Yes, they are selfish but you don't mind that selfish streak if your side have been crap on a rainy Tuesday night away from home and your striker is wheeling away having scored an undeserved equaliser.
Fans don't care about seeing 30-yard screamers every week from their centre-forward either, scrappy, ugly and dirty goals from two yards are just fine as long as they are in constant supply.
I always remember asking Alan Shearer on the night of his 201st goal for Newcastle against Portsmouth if he was glad it had came at the Gallowgate End.
His answer was "Not bothered, I don't care how I got it or whether it was left foot, right foot, header or in off my backside."
It may well have sounded and felt that he lacked the romance of football but a goalscorer is a tradesman who likes to get the job done.
The only problem is for Newcastle United, they don't grow on trees.

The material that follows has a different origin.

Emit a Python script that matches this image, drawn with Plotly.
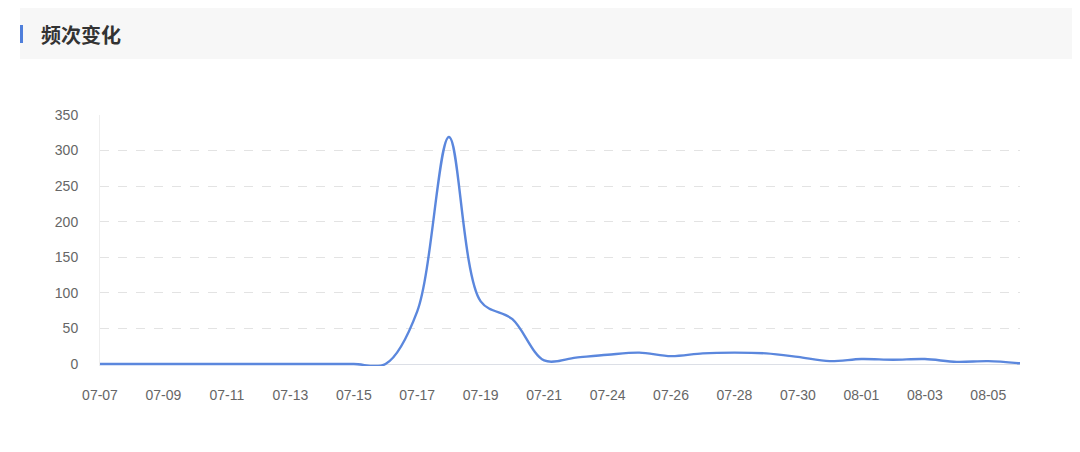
import plotly.graph_objects as go

dates = ["07-07", "07-08", "07-09", "07-10", "07-11", "07-12", "07-13", "07-14",
         "07-15", "07-16", "07-17", "07-18", "07-19", "07-20", "07-21", "07-23",
         "07-24", "07-25", "07-26", "07-27", "07-28", "07-29", "07-30", "07-31",
         "08-01", "08-02", "08-03", "08-04", "08-05", "08-06"]
counts = [0, 0, 0, 0, 0, 0, 0, 0, 0, 0, 74, 319, 88, 63, 5, 9, 13, 16, 11, 15,
          16, 15, 10, 4, 7, 6, 7, 3, 4, 1]
y_ticks = [0, 50, 100, 150, 200, 250, 300, 350]
title_text = "频次变化"

# page body has an 8px margin; compensate so the plot lands at page pixels
OFF = 8
PAD = 2  # extra pixels below zero so the zero-level line is not clipped
W, H = 1080 - OFF, 452 - OFF
L, R, T, B = 100 - OFF, 60, 115 - OFF, 88 - PAD
pw, ph = W - L - R, H - T - B
ymin = -PAD * 350 / (ph - PAD)

def px(x):  # page pixel -> paper x
    return (x - OFF - L) / pw

def py(y):  # page pixel -> paper y
    return (H - B - (y - OFF)) / ph

fig = go.Figure()
fig.add_trace(go.Scatter(
    x=list(range(len(dates))), y=counts, mode="lines",
    line=dict(color="#5b87dd", width=2.4, shape="spline", smoothing=0.95),
    hoverinfo="x+y", showlegend=False,
))

fig.update_layout(
    width=W, height=H,
    margin=dict(l=L, r=R, t=T, b=B),
    paper_bgcolor="white", plot_bgcolor="white",
    font=dict(family="Liberation Sans, Arial, sans-serif", size=14, color="#666666"),
    xaxis=dict(
        range=[0, len(dates) - 1],
        tickmode="array",
        tickvals=list(range(0, len(dates), 2)),
        ticktext=[dates[i] for i in range(0, len(dates), 2)],
        showgrid=False, zeroline=False, showline=False,
        ticks="", ticklabelstandoff=19,
        fixedrange=True,
    ),
    yaxis=dict(
        range=[ymin, 350], tickvals=y_ticks,
        showgrid=True, gridcolor="#e3e3e3", griddash="dash", gridwidth=1,
        zeroline=True, zerolinecolor="#dcdfe6", zerolinewidth=1,
        showline=True, linecolor="#eeeeee", linewidth=1,
        ticks="", ticklabelstandoff=18,
        fixedrange=True,
    ),
    shapes=[
        dict(type="rect", xref="paper", yref="paper",
             x0=px(20), x1=px(1080), y0=py(59), y1=py(7),
             fillcolor="#f7f7f7", line=dict(width=0), layer="below"),
        dict(type="rect", xref="paper", yref="paper",
             x0=px(20), x1=px(23), y0=py(43), y1=py(25),
             fillcolor="#4f7fdb", line=dict(width=0)),
    ],
    annotations=[
        dict(text="<b>" + title_text + "</b>", xref="paper", yref="paper",
             x=px(39), y=py(34), xanchor="left", yanchor="middle",
             showarrow=False,
             font=dict(family="Noto Sans CJK SC", size=20, color="#333333")),
    ],
)

fig.write_html("out.html")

An old bloke I once spoke to in the pub in Newcastle once told me that in the old days, whenever they needed a striker they merely had to go to the top of a pit shaft in Ashington and whistle!
The question is, do strikers in the mould of Wor Jackie and Bobby Charlton really still exist?
Or are they allowed to exist in an era of over-coaching and over elaborance?
Even Andy Carroll struggled in the early parts of his career to keep his goal ratio up because he was being asked to be a team player until one day Chris Hughton told him to buck his ideas up and start being more selfish.
Newcastle United's problem right now is finding that player.
And they can do it in one of two ways but both options will be littered with pitfalls.
Option one is to buy a big-name striker, pull out all of the stops to get him and then sit back and pray he delivers.
Is a Robbie Keane or Peter Crouch the way forward - even for the short-term?
Names like Owen, Luque or even Martins are recent evidence that this route does not guarantee success.
Option two is to go underground and unearth some talent from abroad and hand them the chance to carry our hopes and dreams.
This is a gamble.
But finds such as Cheick Tiote, Hatem Ben Arfa and Seb Bassong are evidence that unfound gems do exist.
Whatever way you look at it, Newcastle United need a solution and pretty quickly.